-- START DATA --
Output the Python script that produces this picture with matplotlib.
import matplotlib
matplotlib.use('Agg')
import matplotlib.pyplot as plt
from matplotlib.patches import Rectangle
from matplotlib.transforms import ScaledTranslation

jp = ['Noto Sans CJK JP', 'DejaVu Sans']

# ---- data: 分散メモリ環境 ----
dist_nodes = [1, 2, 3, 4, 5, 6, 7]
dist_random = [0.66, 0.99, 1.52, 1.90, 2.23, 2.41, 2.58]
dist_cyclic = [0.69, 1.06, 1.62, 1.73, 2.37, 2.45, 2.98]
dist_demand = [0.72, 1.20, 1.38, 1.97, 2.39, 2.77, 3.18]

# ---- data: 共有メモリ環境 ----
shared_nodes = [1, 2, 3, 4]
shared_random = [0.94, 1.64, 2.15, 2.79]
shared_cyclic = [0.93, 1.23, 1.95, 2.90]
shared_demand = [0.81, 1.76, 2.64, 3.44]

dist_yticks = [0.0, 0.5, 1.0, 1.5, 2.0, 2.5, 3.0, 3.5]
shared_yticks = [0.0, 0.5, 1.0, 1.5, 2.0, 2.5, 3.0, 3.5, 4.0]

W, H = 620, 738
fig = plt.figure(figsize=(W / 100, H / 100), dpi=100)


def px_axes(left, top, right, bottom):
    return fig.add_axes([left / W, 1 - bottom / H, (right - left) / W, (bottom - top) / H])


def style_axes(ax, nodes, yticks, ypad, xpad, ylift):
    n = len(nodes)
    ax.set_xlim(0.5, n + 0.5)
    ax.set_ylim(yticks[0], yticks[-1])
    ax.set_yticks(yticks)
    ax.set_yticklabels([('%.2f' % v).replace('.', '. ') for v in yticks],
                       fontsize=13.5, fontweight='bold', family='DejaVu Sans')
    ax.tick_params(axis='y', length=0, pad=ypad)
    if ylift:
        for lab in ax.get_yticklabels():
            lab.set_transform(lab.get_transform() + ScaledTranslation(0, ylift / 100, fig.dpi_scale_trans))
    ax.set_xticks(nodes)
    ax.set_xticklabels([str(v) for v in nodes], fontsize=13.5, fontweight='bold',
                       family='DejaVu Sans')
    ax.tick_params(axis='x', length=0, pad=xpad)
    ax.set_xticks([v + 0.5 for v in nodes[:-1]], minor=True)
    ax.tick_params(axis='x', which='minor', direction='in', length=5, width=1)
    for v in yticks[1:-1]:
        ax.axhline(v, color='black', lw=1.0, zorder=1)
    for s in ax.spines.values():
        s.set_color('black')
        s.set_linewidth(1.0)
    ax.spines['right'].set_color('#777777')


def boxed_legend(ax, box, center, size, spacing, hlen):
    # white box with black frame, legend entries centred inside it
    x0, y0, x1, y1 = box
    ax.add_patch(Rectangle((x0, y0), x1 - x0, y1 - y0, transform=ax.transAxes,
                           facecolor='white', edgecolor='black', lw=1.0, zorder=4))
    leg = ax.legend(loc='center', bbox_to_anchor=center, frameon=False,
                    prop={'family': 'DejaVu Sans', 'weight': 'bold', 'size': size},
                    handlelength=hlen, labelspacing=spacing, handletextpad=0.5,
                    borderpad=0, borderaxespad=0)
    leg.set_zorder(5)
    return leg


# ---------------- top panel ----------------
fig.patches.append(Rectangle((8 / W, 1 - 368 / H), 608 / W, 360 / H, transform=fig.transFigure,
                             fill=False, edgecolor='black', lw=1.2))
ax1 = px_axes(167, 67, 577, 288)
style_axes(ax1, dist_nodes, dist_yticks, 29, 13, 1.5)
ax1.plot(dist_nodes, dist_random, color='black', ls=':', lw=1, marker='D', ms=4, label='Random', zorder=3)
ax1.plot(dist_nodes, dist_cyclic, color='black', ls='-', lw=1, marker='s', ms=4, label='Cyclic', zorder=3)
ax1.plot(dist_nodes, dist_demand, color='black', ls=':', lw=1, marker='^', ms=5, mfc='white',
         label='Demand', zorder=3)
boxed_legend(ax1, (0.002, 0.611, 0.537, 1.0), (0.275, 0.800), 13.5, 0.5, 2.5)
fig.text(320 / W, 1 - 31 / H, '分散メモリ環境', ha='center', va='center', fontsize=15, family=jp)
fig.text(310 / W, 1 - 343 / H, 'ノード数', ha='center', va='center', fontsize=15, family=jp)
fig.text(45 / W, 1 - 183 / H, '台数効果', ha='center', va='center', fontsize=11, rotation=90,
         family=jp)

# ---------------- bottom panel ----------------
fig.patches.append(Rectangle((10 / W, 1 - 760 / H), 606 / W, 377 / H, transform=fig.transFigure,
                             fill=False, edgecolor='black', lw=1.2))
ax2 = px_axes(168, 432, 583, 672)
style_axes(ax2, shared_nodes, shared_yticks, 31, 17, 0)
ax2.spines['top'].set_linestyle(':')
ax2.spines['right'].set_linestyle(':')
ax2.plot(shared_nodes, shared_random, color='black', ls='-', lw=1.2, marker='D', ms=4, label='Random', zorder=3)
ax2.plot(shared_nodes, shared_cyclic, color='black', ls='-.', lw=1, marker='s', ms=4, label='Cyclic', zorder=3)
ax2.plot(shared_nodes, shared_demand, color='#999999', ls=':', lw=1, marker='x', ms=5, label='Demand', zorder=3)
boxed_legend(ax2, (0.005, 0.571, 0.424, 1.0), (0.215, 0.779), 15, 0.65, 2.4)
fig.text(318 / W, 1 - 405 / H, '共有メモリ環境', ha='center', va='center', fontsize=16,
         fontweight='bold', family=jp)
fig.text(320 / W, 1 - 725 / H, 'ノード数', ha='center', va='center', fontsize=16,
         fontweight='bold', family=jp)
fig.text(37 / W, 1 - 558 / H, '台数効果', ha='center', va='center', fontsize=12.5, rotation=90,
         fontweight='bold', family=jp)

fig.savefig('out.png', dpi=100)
-- END DATA --
Print the material once more, exactly.

▶ **REPLY**
Output the Python script that produces this picture with matplotlib.
import matplotlib
matplotlib.use('Agg')
import matplotlib.pyplot as plt
from matplotlib.patches import Rectangle
from matplotlib.transforms import ScaledTranslation

jp = ['Noto Sans CJK JP', 'DejaVu Sans']

# ---- data: 分散メモリ環境 ----
dist_nodes = [1, 2, 3, 4, 5, 6, 7]
dist_random = [0.66, 0.99, 1.52, 1.90, 2.23, 2.41, 2.58]
dist_cyclic = [0.69, 1.06, 1.62, 1.73, 2.37, 2.45, 2.98]
dist_demand = [0.72, 1.20, 1.38, 1.97, 2.39, 2.77, 3.18]

# ---- data: 共有メモリ環境 ----
shared_nodes = [1, 2, 3, 4]
shared_random = [0.94, 1.64, 2.15, 2.79]
shared_cyclic = [0.93, 1.23, 1.95, 2.90]
shared_demand = [0.81, 1.76, 2.64, 3.44]

dist_yticks = [0.0, 0.5, 1.0, 1.5, 2.0, 2.5, 3.0, 3.5]
shared_yticks = [0.0, 0.5, 1.0, 1.5, 2.0, 2.5, 3.0, 3.5, 4.0]

W, H = 620, 738
fig = plt.figure(figsize=(W / 100, H / 100), dpi=100)


def px_axes(left, top, right, bottom):
    return fig.add_axes([left / W, 1 - bottom / H, (right - left) / W, (bottom - top) / H])


def style_axes(ax, nodes, yticks, ypad, xpad, ylift):
    n = len(nodes)
    ax.set_xlim(0.5, n + 0.5)
    ax.set_ylim(yticks[0], yticks[-1])
    ax.set_yticks(yticks)
    ax.set_yticklabels([('%.2f' % v).replace('.', '. ') for v in yticks],
                       fontsize=13.5, fontweight='bold', family='DejaVu Sans')
    ax.tick_params(axis='y', length=0, pad=ypad)
    if ylift:
        for lab in ax.get_yticklabels():
            lab.set_transform(lab.get_transform() + ScaledTranslation(0, ylift / 100, fig.dpi_scale_trans))
    ax.set_xticks(nodes)
    ax.set_xticklabels([str(v) for v in nodes], fontsize=13.5, fontweight='bold',
                       family='DejaVu Sans')
    ax.tick_params(axis='x', length=0, pad=xpad)
    ax.set_xticks([v + 0.5 for v in nodes[:-1]], minor=True)
    ax.tick_params(axis='x', which='minor', direction='in', length=5, width=1)
    for v in yticks[1:-1]:
        ax.axhline(v, color='black', lw=1.0, zorder=1)
    for s in ax.spines.values():
        s.set_color('black')
        s.set_linewidth(1.0)
    ax.spines['right'].set_color('#777777')


def boxed_legend(ax, box, center, size, spacing, hlen):
    # white box with black frame, legend entries centred inside it
    x0, y0, x1, y1 = box
    ax.add_patch(Rectangle((x0, y0), x1 - x0, y1 - y0, transform=ax.transAxes,
                           facecolor='white', edgecolor='black', lw=1.0, zorder=4))
    leg = ax.legend(loc='center', bbox_to_anchor=center, frameon=False,
                    prop={'family': 'DejaVu Sans', 'weight': 'bold', 'size': size},
                    handlelength=hlen, labelspacing=spacing, handletextpad=0.5,
                    borderpad=0, borderaxespad=0)
    leg.set_zorder(5)
    return leg


# ---------------- top panel ----------------
fig.patches.append(Rectangle((8 / W, 1 - 368 / H), 608 / W, 360 / H, transform=fig.transFigure,
                             fill=False, edgecolor='black', lw=1.2))
ax1 = px_axes(167, 67, 577, 288)
style_axes(ax1, dist_nodes, dist_yticks, 29, 13, 1.5)
ax1.plot(dist_nodes, dist_random, color='black', ls=':', lw=1, marker='D', ms=4, label='Random', zorder=3)
ax1.plot(dist_nodes, dist_cyclic, color='black', ls='-', lw=1, marker='s', ms=4, label='Cyclic', zorder=3)
ax1.plot(dist_nodes, dist_demand, color='black', ls=':', lw=1, marker='^', ms=5, mfc='white',
         label='Demand', zorder=3)
boxed_legend(ax1, (0.002, 0.611, 0.537, 1.0), (0.275, 0.800), 13.5, 0.5, 2.5)
fig.text(320 / W, 1 - 31 / H, '分散メモリ環境', ha='center', va='center', fontsize=15, family=jp)
fig.text(310 / W, 1 - 343 / H, 'ノード数', ha='center', va='center', fontsize=15, family=jp)
fig.text(45 / W, 1 - 183 / H, '台数効果', ha='center', va='center', fontsize=11, rotation=90,
         family=jp)

# ---------------- bottom panel ----------------
fig.patches.append(Rectangle((10 / W, 1 - 760 / H), 606 / W, 377 / H, transform=fig.transFigure,
                             fill=False, edgecolor='black', lw=1.2))
ax2 = px_axes(168, 432, 583, 672)
style_axes(ax2, shared_nodes, shared_yticks, 31, 17, 0)
ax2.spines['top'].set_linestyle(':')
ax2.spines['right'].set_linestyle(':')
ax2.plot(shared_nodes, shared_random, color='black', ls='-', lw=1.2, marker='D', ms=4, label='Random', zorder=3)
ax2.plot(shared_nodes, shared_cyclic, color='black', ls='-.', lw=1, marker='s', ms=4, label='Cyclic', zorder=3)
ax2.plot(shared_nodes, shared_demand, color='#999999', ls=':', lw=1, marker='x', ms=5, label='Demand', zorder=3)
boxed_legend(ax2, (0.005, 0.571, 0.424, 1.0), (0.215, 0.779), 15, 0.65, 2.4)
fig.text(318 / W, 1 - 405 / H, '共有メモリ環境', ha='center', va='center', fontsize=16,
         fontweight='bold', family=jp)
fig.text(320 / W, 1 - 725 / H, 'ノード数', ha='center', va='center', fontsize=16,
         fontweight='bold', family=jp)
fig.text(37 / W, 1 - 558 / H, '台数効果', ha='center', va='center', fontsize=12.5, rotation=90,
         fontweight='bold', family=jp)

fig.savefig('out.png', dpi=100)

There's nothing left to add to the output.